* [Task prompt]:
Every record should be written out exactly, with the pictures left out.
──────── Input records
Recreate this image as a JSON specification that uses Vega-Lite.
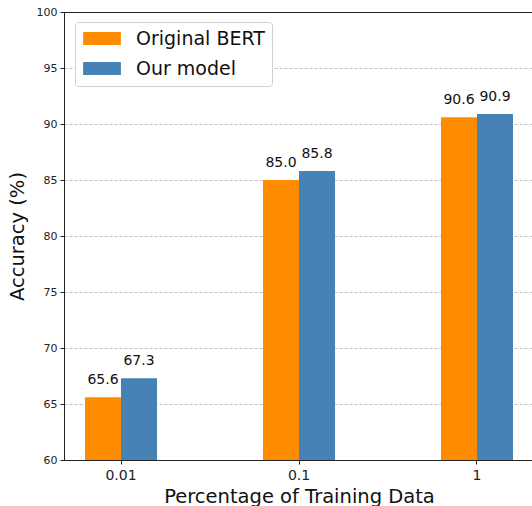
{
  "$schema": "https://vega.github.io/schema/vega-lite/v6.json",
  "autosize": "none",
  "padding": {"left": 64, "top": 12, "right": 0, "bottom": 46},
  "width": 470,
  "height": 448,
  "config": {
    "font": "DejaVu Sans",
    "view": {"stroke": "#222", "strokeWidth": 1},
    "axis": {"domainColor": "#222", "tickColor": "#222", "labelColor": "#222", "titleColor": "#111", "titleFontWeight": "normal"}
  },
  "data": {
    "values": [
      {"pct": "0.01", "model": "Original BERT", "acc": 65.6, "label": "65.6"},
      {"pct": "0.01", "model": "Our model", "acc": 67.3, "label": "67.3"},
      {"pct": "0.1", "model": "Original BERT", "acc": 85.0, "label": "85.0"},
      {"pct": "0.1", "model": "Our model", "acc": 85.8, "label": "85.8"},
      {"pct": "1", "model": "Original BERT", "acc": 90.6, "label": "90.6"},
      {"pct": "1", "model": "Our model", "acc": 90.9, "label": "90.9"}
    ]
  },
  "encoding": {
    "x": {
      "field": "pct", "type": "nominal", "sort": ["0.01", "0.1", "1"],
      "scale": {"paddingInner": 0.5955, "paddingOuter": 0.118},
      "axis": {"title": "Percentage of Training Data", "titleFontSize": 19.5, "titlePadding": 5, "labelFontSize": 14, "labelAngle": 0, "labelPadding": 4, "tickSize": 4, "grid": false}
    },
    "xOffset": {"field": "model", "type": "nominal", "sort": ["Original BERT", "Our model"], "scale": {"paddingInner": 0, "paddingOuter": 0}},
    "y": {
      "field": "acc", "type": "quantitative",
      "scale": {"domain": [60, 100], "nice": false, "zero": false},
      "axis": {
        "title": "Accuracy (%)", "titleFontSize": 19.5, "titlePadding": 9, "labelFontSize": 11,
        "values": [60, 65, 70, 75, 80, 85, 90, 95, 100], "tickSize": 4, "labelPadding": 3,
        "grid": true, "gridColor": "#b0b0b0", "gridWidth": 0.8,
        "gridDash": {"condition": {"test": "datum.value >= 100", "value": []}, "value": [3, 2]},
        "gridOpacity": {"condition": {"test": "datum.value >= 100", "value": 0}, "value": 1}
      }
    }
  },
  "layer": [
    {
      "mark": {"type": "bar", "clip": true},
      "encoding": {
        "y2": {"datum": 60},
        "color": {
          "field": "model", "type": "nominal", "sort": ["Original BERT", "Our model"],
          "scale": {"range": ["#ff8c00", "#4682b4"]},
          "legend": {
            "title": null, "orient": "none", "legendX": 11, "legendY": 10,
            "symbolType": "M-1.2,-0.93H4.2V0.93H-1.2Z", "symbolSize": 196, "symbolStrokeWidth": 0, "symbolOpacity": 1,
            "labelFontSize": 19, "labelColor": "#111", "labelOffset": 35, "rowPadding": 10,
            "strokeColor": "#d0d0d0", "cornerRadius": 3, "padding": 7, "fillColor": "white"
          }
        }
      }
    },
    {
      "mark": {"type": "text", "baseline": "bottom", "dy": -10, "fontSize": 14, "color": "#111"},
      "encoding": {"text": {"field": "label"}}
    }
  ]
}
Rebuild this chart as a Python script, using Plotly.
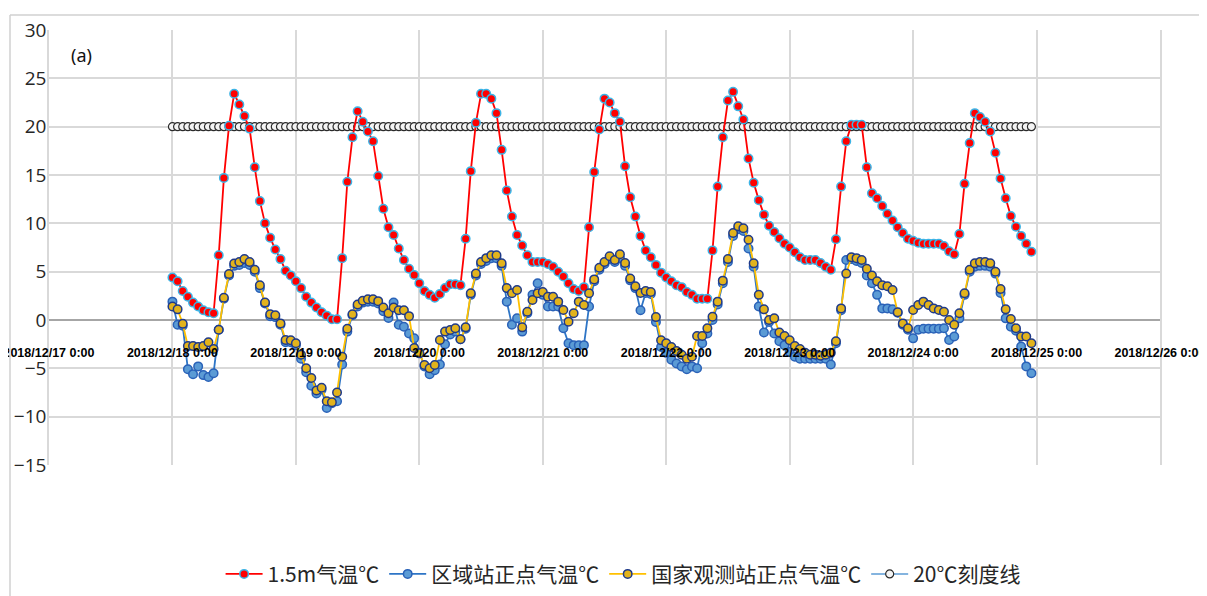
────────────────
* [Exercise result]:
Recreate this image as a JSON specification that uses Vega-Lite.
{
  "$schema": "https://vega.github.io/schema/vega-lite/v6.json",
  "autosize": "none",
  "padding": {"left": 64, "top": 12, "right": 0, "bottom": 46},
  "width": 470,
  "height": 448,
  "config": {
    "font": "DejaVu Sans",
    "view": {"stroke": "#222", "strokeWidth": 1},
    "axis": {"domainColor": "#222", "tickColor": "#222", "labelColor": "#222", "titleColor": "#111", "titleFontWeight": "normal"}
  },
  "data": {
    "values": [
      {"pct": "0.01", "model": "Original BERT", "acc": 65.6, "label": "65.6"},
      {"pct": "0.01", "model": "Our model", "acc": 67.3, "label": "67.3"},
      {"pct": "0.1", "model": "Original BERT", "acc": 85.0, "label": "85.0"},
      {"pct": "0.1", "model": "Our model", "acc": 85.8, "label": "85.8"},
      {"pct": "1", "model": "Original BERT", "acc": 90.6, "label": "90.6"},
      {"pct": "1", "model": "Our model", "acc": 90.9, "label": "90.9"}
    ]
  },
  "encoding": {
    "x": {
      "field": "pct", "type": "nominal", "sort": ["0.01", "0.1", "1"],
      "scale": {"paddingInner": 0.5955, "paddingOuter": 0.118},
      "axis": {"title": "Percentage of Training Data", "titleFontSize": 19.5, "titlePadding": 5, "labelFontSize": 14, "labelAngle": 0, "labelPadding": 4, "tickSize": 4, "grid": false}
    },
    "xOffset": {"field": "model", "type": "nominal", "sort": ["Original BERT", "Our model"], "scale": {"paddingInner": 0, "paddingOuter": 0}},
    "y": {
      "field": "acc", "type": "quantitative",
      "scale": {"domain": [60, 100], "nice": false, "zero": false},
      "axis": {
        "title": "Accuracy (%)", "titleFontSize": 19.5, "titlePadding": 9, "labelFontSize": 11,
        "values": [60, 65, 70, 75, 80, 85, 90, 95, 100], "tickSize": 4, "labelPadding": 3,
        "grid": true, "gridColor": "#b0b0b0", "gridWidth": 0.8,
        "gridDash": {"condition": {"test": "datum.value >= 100", "value": []}, "value": [3, 2]},
        "gridOpacity": {"condition": {"test": "datum.value >= 100", "value": 0}, "value": 1}
      }
    }
  },
  "layer": [
    {
      "mark": {"type": "bar", "clip": true},
      "encoding": {
        "y2": {"datum": 60},
        "color": {
          "field": "model", "type": "nominal", "sort": ["Original BERT", "Our model"],
          "scale": {"range": ["#ff8c00", "#4682b4"]},
          "legend": {
            "title": null, "orient": "none", "legendX": 11, "legendY": 10,
            "symbolType": "M-1.2,-0.93H4.2V0.93H-1.2Z", "symbolSize": 196, "symbolStrokeWidth": 0, "symbolOpacity": 1,
            "labelFontSize": 19, "labelColor": "#111", "labelOffset": 35, "rowPadding": 10,
            "strokeColor": "#d0d0d0", "cornerRadius": 3, "padding": 7, "fillColor": "white"
          }
        }
      }
    },
    {
      "mark": {"type": "text", "baseline": "bottom", "dy": -10, "fontSize": 14, "color": "#111"},
      "encoding": {"text": {"field": "label"}}
    }
  ]
}
Rebuild this chart as a Python script, using Plotly.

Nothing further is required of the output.